APBL has invested about $20 million in its Pearl Brewery in Hyderabad which has the capacity to produce 6 million cases every year. It has also got a brewery in Goa which can produce 2 million cases of beer every year. Its brewery in Aurangabad which produces a local beer Cannon 10000 and Baron’s Strong Brew (beer) has a capacity to produce another 2 million cases.

Indian investment

APBL has invested about $18 million in this brewery. Totally, the beer company has invested about $45 million in India including $5 million as capex. “This should be sufficient for another couple of years,” Mr Chhabra said.

Mr Chhabra said its next market would be in the North. Hence it plans to either set up a brewery or takeover an existing brewery to cater to Delhi, Haryana, Rajasthan and Punjab markets. APBL is learnt to be in talks with Mohan Meakins to acquire its business in the North.

Mr Chhabra said even though the company entered India a year ago, it did not have enough capacity before launching a brand in the market. “It took us a year to do that. We are going to launch more products soon,” he said.

Premium category

He said Baron’s Strong Brew which will initially be sold in Maharashtra in 650 ml and 330 ml bottles priced at Rs 70 and Rs 38 respectively, should be able to carve out a market for itself in the premium end of the category.

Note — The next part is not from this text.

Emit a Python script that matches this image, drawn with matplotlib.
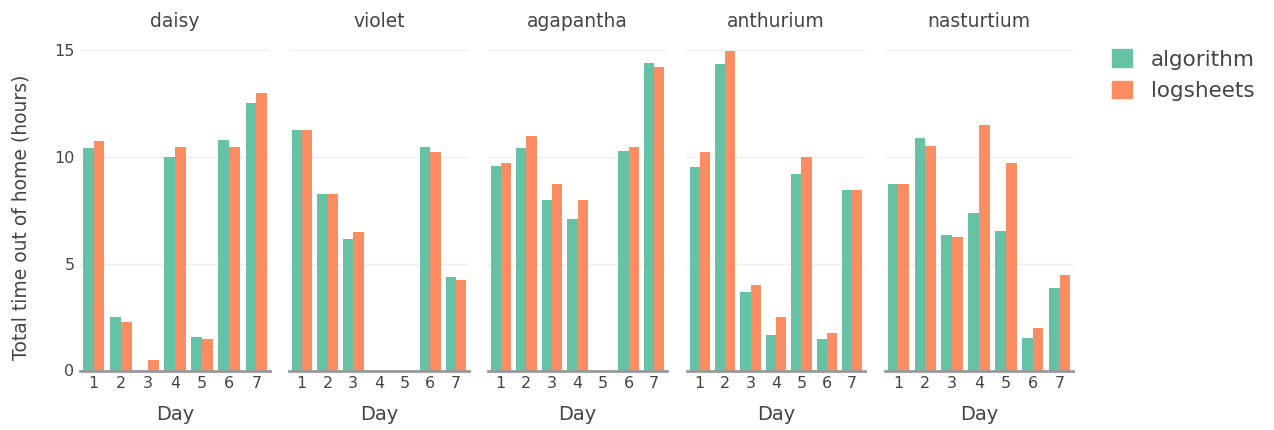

“We have tried to premiumise the section. There are no other international premium end products. Hence the market is new and we will watch how the market develops,” Mr Chhabra said. Strong beer in India has been outpacing the milder variety at 2:1 ratio and is forecast to grow 18 per cent over the next five years.

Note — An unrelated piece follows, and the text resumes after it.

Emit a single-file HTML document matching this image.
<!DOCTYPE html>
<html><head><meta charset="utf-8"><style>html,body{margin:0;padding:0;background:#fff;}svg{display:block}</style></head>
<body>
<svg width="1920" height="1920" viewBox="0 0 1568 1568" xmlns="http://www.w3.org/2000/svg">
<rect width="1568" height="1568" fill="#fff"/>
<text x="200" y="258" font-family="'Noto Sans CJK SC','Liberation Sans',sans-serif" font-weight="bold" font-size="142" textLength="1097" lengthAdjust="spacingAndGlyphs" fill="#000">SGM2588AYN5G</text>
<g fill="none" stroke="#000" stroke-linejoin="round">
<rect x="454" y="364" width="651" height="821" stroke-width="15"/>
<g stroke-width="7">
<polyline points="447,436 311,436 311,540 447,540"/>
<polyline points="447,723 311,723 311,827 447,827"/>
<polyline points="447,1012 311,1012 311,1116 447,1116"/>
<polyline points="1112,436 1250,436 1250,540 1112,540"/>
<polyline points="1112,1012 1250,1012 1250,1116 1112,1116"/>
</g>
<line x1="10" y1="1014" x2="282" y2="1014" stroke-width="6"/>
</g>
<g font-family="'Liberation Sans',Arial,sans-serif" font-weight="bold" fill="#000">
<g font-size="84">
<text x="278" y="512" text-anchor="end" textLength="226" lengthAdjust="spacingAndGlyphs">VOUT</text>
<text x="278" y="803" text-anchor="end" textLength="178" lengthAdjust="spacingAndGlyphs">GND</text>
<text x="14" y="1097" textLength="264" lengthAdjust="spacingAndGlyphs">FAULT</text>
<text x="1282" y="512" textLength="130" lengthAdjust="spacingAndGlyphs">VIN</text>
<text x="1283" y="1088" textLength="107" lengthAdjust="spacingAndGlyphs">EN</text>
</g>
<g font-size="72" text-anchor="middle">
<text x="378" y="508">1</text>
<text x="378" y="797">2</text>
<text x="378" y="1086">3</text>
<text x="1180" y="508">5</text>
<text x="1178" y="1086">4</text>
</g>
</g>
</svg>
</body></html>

Mr Chhabra said the Indian market provides an enormous opportunity for the company. “It is an exciting market to be in. The market is growing at 20-30 per cent and if it grows at the same rate, in another 10 years, the market should double every three-four years,” he said. India’s per capital consumption of beer is a mere 1 litre and the total market size is about 140 million cases (11-12 million hectalitres). United Breweries and SAB Miller have over 90 per cent share of the beer market in India.